Nurcan Baysal is ontwikkelingsexperte in Diyarbakir. Zij merkt op dat het ontwikkelingspotentieel van de lokale overheden onbenut blijft. “De gemeentebesturen in het zuidoosten beschikken over een pak minder inkomsten als die in het westen als gevolg van een gebrek aan middelen en investeringen bij de eigen bevolking. Een vicieuze cirkel van onderontwikkeling en onderinvestering dus. Maar er kan niet gezegd worden dat de huidige regering geen enkel initiatief neemt om armoede en onderontwikkeling te bestrijden.”
Het is dankzij de AKP-regering dat alle Turkse dorpen nu water en wegen hebben, ook in de Koerdische gebieden. Het Green Card-systeem, dat gratis gezonheidszorgen geeft aan mensen onder een bepaald armoedeniveau, hebben zij fors uitgebreid.
Maar als we de overheidsteun van iets dichterbij bekijken, vooral de sociale projecten in de steden, zien we dat die niet altijd neutraal is. Materiële steun zoals kolen kunnen gemakkelijk geweigerd worden als één van de familieleden lid is van een ‘terroristische groep’.”
Ontwikkelingsagentschappen
Een manier om tegemoet te komen aan de kloof tussen het centraal en lokaal beleid zijn de lokale ontwikkelinsgsagentschappen. Met hun gedecentraliseerde, plaatselijke implementatie en raad van bestuur bestaande uit zowel burgemeesters, gouverneurs, NGO’s en Kamers van Koophandel, zijn ze een precedent in Turkije.
Ilhan Karakoyun, de secretaris-generaal van het Karacodag Agentschap dat opgericht werd in 2008 en bevoegheid heeft over de provincies Diyarbakir en Sanliurfazijn, meent dat de ontwikkelingsagentschappen niet het gevolg zijn van de hervormingen die de EU Turkije oplegt in het kader van het toetredingsproces.
“Sommige mensen denken dat alles wat goed is uit Europa komt, maar dat is niet zo.” Karakoyun gelooft sterk in het economisch potentieel van de regio. “We beschikken over een grote jonge bevolking, vruchtbare gronden en dankzij de huidige regering hebben we goede banden met de buurlanden Irak, Iran en Syrië.”
Als hem gevraagd wordt of zijn agentschap een speciale strategie toepast om ontwikkelingswerk te doen in een postconflictregio, ontkent hij dat er ooit een gewapend conflict plaatsvond in de twee provincies.

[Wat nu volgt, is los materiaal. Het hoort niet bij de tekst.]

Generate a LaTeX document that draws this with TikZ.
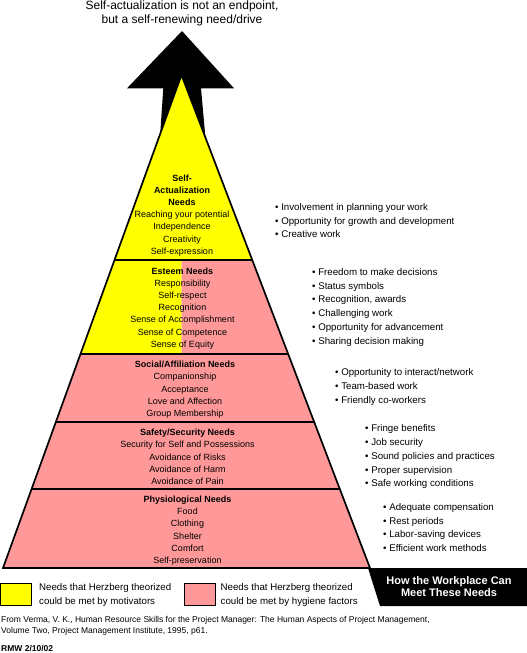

”Een gewapend conflict heeft hier nooit plaatsgevonden, maar ons werk wordt wel verstoord door ‘terroristische’ aanslagen. De migratie die we hier zien is het gevolg van een natuurlijk proces, net zoals in de rest van Turkije. Het is erg moeilijk om de mensen in hun dorp te houden.”
Er bestaat in de Koerdische regio van Turkije een strijd om middelen, identiteit en vooral, de erkenning van de waarheid hierrond.
Op 12 juni, tijdens de nationale verkiezingen, zal die strijd tot zijn hoogtepunt komen.